[YOUR INSTRUCTIONS] Tally the lines in the listing below that contain "this" and report the tally alone.

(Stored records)
********
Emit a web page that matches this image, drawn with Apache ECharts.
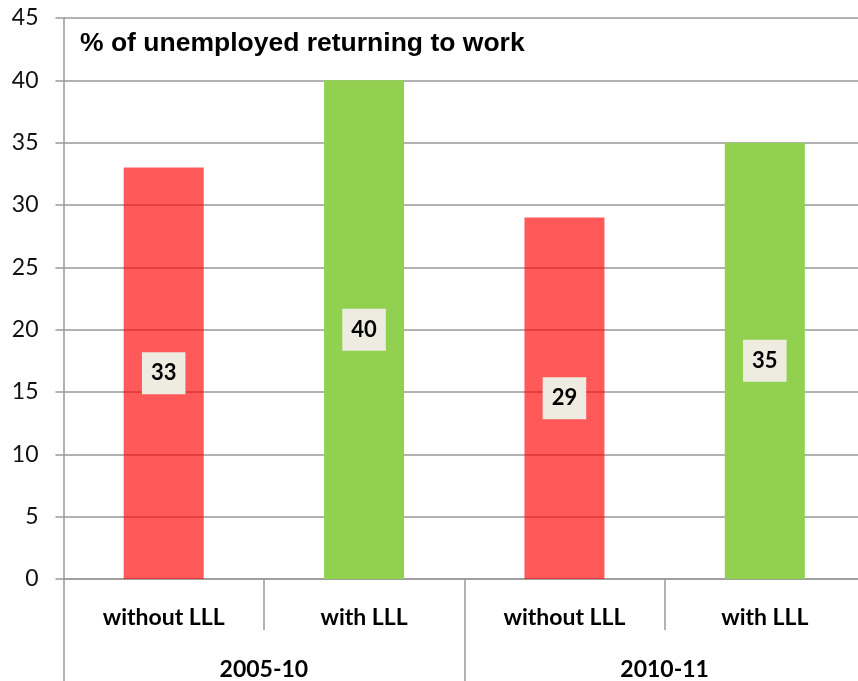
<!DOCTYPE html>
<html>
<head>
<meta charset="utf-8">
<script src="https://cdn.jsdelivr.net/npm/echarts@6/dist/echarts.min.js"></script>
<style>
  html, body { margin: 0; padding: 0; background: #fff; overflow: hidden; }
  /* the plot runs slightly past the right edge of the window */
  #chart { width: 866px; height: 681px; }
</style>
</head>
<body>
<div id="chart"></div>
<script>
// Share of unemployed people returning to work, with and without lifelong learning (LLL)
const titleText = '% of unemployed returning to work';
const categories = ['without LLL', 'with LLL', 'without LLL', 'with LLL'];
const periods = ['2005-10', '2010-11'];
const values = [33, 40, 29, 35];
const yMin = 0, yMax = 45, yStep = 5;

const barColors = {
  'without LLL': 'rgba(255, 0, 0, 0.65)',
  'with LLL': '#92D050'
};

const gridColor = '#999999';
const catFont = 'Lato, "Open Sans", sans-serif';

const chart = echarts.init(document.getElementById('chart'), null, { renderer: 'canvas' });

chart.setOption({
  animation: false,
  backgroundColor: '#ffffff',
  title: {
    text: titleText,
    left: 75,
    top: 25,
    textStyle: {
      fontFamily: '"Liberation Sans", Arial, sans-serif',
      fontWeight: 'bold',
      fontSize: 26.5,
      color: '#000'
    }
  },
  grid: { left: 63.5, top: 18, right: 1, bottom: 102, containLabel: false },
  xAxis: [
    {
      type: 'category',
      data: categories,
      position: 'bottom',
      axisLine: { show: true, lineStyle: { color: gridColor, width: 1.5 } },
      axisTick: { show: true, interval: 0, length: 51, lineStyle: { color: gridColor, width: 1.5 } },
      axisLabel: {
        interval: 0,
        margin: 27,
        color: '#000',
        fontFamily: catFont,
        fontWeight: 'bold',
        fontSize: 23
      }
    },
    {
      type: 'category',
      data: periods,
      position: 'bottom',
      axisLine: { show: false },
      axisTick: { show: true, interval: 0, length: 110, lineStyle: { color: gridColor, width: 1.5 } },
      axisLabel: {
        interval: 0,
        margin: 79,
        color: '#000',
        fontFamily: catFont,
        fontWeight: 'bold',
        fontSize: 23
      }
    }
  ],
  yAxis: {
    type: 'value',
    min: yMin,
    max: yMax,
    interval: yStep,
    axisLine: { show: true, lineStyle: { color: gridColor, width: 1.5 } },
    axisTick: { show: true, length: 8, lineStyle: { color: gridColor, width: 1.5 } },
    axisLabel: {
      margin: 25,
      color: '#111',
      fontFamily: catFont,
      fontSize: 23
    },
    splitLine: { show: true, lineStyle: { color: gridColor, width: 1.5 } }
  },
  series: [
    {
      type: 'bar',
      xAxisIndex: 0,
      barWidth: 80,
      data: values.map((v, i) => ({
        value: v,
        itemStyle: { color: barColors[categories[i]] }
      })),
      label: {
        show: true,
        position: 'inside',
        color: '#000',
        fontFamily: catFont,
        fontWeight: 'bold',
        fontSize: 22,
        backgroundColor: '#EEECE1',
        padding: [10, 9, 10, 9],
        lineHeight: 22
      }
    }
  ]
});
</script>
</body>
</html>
********
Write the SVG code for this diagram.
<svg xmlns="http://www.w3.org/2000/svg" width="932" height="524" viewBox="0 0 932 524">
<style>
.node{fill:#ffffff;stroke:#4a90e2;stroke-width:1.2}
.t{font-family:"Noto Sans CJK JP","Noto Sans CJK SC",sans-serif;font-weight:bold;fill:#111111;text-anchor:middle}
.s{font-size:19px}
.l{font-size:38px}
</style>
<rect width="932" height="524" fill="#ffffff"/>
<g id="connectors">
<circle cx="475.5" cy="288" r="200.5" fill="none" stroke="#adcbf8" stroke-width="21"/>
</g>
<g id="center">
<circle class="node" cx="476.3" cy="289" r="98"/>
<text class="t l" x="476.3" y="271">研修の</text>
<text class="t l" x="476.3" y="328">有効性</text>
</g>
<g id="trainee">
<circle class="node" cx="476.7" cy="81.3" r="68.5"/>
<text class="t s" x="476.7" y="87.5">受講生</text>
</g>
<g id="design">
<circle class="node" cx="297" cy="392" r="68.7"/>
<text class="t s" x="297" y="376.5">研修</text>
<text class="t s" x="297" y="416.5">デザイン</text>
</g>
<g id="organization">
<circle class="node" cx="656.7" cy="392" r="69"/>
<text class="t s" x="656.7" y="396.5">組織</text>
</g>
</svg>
********
[EXERCISE OUTPUT] 2